## begin DATA BLOCK
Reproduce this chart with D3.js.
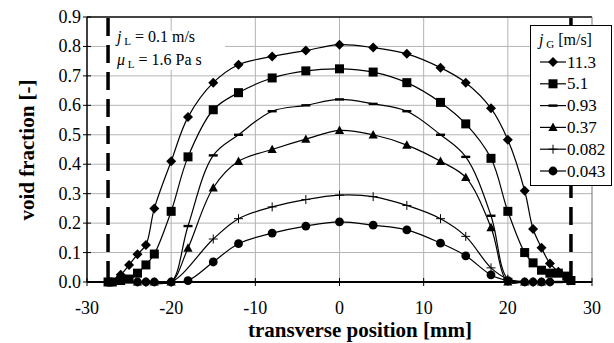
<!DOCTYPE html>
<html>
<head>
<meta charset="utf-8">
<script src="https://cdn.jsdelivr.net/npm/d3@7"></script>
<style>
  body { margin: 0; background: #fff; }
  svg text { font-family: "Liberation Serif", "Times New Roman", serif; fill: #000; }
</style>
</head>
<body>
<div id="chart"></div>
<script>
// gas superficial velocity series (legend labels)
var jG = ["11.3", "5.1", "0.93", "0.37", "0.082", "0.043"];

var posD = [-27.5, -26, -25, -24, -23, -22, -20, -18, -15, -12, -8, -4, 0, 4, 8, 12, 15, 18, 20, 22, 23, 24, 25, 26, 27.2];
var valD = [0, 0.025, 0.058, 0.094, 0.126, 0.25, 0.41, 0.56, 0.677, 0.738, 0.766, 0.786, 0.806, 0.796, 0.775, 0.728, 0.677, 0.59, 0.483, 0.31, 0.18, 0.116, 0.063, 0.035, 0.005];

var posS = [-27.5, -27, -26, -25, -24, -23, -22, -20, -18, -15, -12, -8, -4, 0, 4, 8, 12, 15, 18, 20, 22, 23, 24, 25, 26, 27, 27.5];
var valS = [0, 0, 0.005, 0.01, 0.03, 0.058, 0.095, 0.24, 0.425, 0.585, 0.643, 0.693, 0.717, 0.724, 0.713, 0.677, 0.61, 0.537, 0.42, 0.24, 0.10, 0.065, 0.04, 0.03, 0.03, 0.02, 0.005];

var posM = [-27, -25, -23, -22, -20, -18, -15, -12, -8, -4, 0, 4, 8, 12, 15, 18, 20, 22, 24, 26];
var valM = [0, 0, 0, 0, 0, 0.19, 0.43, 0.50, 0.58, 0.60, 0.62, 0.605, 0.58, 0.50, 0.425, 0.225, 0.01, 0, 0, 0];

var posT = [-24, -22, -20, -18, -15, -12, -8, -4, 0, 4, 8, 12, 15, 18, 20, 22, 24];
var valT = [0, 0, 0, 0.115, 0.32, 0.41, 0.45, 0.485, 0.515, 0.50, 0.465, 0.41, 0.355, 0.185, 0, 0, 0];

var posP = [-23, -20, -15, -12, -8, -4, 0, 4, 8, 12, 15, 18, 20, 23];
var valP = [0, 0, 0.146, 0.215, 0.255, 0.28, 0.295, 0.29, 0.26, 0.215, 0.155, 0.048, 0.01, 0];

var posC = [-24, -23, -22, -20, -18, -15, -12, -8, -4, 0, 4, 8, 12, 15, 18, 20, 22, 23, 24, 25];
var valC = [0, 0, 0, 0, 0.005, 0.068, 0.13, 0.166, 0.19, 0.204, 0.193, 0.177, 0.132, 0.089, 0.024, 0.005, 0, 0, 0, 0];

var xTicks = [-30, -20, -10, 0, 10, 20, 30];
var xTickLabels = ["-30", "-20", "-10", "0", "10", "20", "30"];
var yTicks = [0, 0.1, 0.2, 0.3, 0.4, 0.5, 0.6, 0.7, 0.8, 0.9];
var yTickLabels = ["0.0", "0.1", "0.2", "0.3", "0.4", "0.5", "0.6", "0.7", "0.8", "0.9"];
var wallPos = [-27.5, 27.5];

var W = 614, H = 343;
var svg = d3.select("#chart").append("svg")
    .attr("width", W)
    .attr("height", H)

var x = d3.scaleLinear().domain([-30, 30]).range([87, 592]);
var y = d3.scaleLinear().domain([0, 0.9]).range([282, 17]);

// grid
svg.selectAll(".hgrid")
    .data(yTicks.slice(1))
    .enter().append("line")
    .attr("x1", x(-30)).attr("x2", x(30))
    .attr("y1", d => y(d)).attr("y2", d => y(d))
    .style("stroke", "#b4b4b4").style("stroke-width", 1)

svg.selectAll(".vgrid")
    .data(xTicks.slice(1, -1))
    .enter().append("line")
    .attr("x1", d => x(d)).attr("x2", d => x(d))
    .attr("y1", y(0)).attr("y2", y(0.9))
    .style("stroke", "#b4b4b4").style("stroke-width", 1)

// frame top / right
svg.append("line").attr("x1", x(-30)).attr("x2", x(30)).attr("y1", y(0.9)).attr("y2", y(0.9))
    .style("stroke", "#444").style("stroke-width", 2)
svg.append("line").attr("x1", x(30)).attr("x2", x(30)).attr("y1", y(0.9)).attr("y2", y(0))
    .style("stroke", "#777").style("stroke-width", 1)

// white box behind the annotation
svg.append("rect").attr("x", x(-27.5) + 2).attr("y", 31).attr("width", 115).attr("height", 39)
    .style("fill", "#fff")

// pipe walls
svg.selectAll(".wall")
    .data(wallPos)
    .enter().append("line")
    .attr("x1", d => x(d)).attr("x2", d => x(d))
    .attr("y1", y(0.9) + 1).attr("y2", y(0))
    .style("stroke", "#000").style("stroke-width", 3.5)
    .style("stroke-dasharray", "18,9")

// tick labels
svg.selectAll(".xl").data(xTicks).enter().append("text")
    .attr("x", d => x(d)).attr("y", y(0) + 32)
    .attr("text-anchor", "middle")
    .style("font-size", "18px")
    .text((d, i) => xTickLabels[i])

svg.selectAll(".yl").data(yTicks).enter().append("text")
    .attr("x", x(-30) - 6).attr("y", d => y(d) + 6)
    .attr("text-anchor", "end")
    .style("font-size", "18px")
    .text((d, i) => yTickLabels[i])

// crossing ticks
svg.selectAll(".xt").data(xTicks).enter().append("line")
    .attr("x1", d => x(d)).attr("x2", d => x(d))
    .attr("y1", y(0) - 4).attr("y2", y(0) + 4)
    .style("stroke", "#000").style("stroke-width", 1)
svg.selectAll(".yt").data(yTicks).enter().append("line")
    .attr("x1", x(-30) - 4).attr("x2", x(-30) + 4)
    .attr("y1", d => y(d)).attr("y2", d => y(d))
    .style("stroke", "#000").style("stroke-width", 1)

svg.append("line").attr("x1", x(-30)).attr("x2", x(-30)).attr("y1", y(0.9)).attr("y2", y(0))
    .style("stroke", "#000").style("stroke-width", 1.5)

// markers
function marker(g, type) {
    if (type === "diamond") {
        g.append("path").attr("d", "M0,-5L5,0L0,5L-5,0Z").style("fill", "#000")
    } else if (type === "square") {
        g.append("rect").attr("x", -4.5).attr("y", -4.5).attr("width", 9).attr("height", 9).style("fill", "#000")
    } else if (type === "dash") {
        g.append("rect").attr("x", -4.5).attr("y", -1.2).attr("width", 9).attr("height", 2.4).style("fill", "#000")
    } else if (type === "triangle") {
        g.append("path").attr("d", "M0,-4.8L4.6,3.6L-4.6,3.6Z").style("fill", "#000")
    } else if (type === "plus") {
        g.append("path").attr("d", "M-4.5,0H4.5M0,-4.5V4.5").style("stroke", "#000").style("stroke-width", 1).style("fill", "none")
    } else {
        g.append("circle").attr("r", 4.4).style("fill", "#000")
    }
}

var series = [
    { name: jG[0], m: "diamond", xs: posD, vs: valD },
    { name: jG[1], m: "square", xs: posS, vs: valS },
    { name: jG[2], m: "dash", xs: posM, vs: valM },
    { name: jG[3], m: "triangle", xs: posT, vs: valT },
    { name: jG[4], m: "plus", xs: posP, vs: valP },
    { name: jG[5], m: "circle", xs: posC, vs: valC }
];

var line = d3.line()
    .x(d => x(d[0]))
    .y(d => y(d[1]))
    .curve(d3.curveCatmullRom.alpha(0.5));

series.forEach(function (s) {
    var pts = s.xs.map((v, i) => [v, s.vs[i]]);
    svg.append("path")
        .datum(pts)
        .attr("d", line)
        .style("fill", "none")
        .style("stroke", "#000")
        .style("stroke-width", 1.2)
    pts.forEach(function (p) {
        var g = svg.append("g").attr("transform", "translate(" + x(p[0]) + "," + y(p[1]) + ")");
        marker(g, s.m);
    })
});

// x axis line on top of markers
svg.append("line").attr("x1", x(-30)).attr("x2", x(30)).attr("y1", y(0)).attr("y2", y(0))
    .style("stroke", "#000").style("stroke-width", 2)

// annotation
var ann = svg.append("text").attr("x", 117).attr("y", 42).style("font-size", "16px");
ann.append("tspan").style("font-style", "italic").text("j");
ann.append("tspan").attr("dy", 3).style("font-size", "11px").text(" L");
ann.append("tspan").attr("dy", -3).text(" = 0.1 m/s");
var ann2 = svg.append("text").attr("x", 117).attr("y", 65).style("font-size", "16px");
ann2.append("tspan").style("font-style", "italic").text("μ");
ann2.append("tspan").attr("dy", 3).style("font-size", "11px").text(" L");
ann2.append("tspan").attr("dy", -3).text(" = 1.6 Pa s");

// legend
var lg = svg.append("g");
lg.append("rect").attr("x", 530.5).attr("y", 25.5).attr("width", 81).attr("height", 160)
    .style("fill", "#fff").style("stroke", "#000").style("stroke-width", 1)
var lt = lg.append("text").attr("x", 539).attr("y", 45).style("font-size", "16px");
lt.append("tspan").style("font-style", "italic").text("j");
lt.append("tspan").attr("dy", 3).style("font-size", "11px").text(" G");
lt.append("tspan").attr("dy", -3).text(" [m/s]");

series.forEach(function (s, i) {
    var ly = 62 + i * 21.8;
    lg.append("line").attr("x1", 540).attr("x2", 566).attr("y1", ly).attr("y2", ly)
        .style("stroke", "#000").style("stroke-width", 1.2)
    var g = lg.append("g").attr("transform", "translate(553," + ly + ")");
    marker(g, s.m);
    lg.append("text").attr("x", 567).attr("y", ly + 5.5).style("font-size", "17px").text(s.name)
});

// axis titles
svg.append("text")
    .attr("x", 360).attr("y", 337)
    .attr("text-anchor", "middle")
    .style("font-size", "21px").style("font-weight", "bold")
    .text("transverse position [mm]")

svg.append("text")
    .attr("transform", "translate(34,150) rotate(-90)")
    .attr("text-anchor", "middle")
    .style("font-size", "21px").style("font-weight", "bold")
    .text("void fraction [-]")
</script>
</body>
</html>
## end DATA BLOCK
Copy every line of the material in which the word "chart" occurs.

Reproduce this chart with D3.js.
<div id="chart"></div>
var svg = d3.select("#chart").append("svg")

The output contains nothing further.